Selon un communiqué de presse de l’ONU :

Le Président de l’Assemblée générale [Nassir Abdulaziz Al-Nasser] a relevé que le rapport de la Commission d’enquête présente une situation désastreuse et indique que le «Gouvernement syrien a failli à son obligation de protéger sa population civile» […] Ses forces se sont livrées des violations grossières des droits de l’homme. (Conseil des droits de l’homme, Le Conseil des droits de l’homme tient un débat urgent sur la situation en Syrie, 28 février 2012)

La Commission d’enquête a cependant basé en grande partie son évaluation de la situation en Syrie sur des témoignages d’opposants recueillis à l’extérieur de la Syrie. Le rapport est par ailleurs contradictoire. Il affirme que les violations commises par les forces syriennes sont plus importantes que celles commises par les « groupes antigouvernementaux », tout en admettant que le « manque d’accès au pays […] a rendu problématique la documentation des abus commis par les groupes armés antigouvernementaux et les opposants […] »

Le gouvernement a manifestement failli à son obligation de protéger sa population civile. Depuis novembre 2011, ses forces se sont livrées à davantage de violations grossières et systématiques des droits humains. Les groupes antigouvernementaux ont eux aussi commis des abus, dont l’ampleur et l’organisation ne sont toutefois pas comparables à ceux commis par l’État. (Conseil des droits de l’homme, Report of the independent international commission of inquiry on the Syrian Arab Republic, 22 février 2012, p.1)

La commission a entrepris de montrer les violations et abus commis par toutes les parties. Toutefois, le manque d’accès au pays a rendue problématique la documentation des abus commis par les groupes armés antigouvernementaux et les opposants, puisque la plupart des victimes et des témoins de ces abus sont demeurés dans le pays et que le gouvernement n’a pas facilité les entrevues avec les victimes de violence de la part des groupes armés durant la période considérée. (Ibid., p.5)

Après son premier rapport, la commission a interrogé d’autres victimes et témoins de violations, des déserteurs et d’autres individus possédant des renseignements privilégiés pertinents. Du 9 au 25 janvier 2012, la commission s’est rendue dans plusieurs pays afin de recueillir des témoignages en personne de gens ayant récemment fui la République arabe syrienne. (Ibid., p.6)

Concernant l’ensemble de preuves recueilli, le rapport mentionne que « la commission a appliqué la norme de preuve utilisée dans son premier rapport ». Celle-ci est basée sur « le doute raisonnable ».

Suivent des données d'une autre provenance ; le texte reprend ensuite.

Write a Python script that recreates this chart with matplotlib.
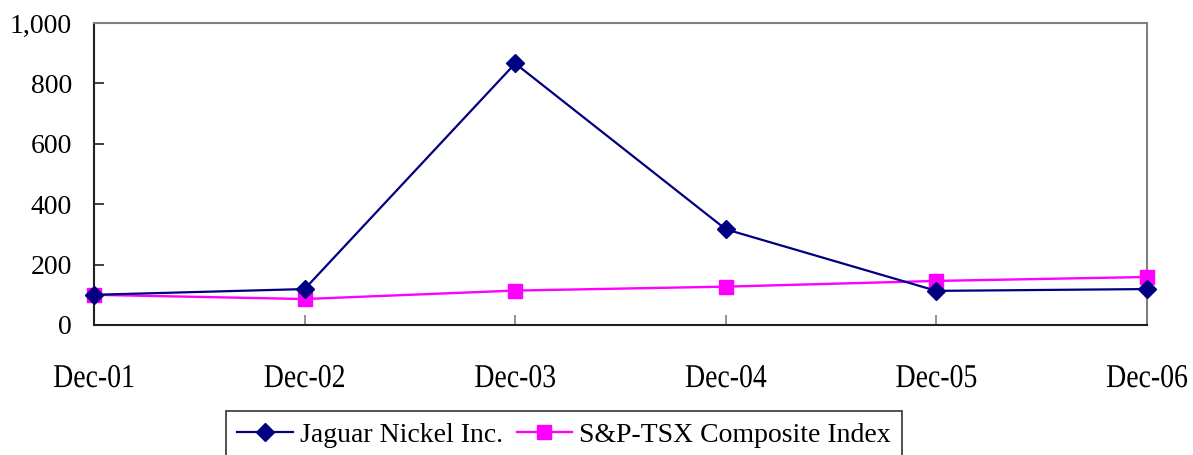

Plus important encore, le rapport dit :

Afin de remplir son second mandat (« identifier les responsables ») la commission a considéré qu’un ensemble de documents fiables devait être accumulé afin d’indiquer quels individus pouvaient être responsables de violations des droits humains. La commission a reçu des informations quant à la responsabilité présumée d’un certain nombre de personnes pour des violations commises dans la République arabe syrienne de mars 2011 jusqu’au moment d’écrire ce rapport.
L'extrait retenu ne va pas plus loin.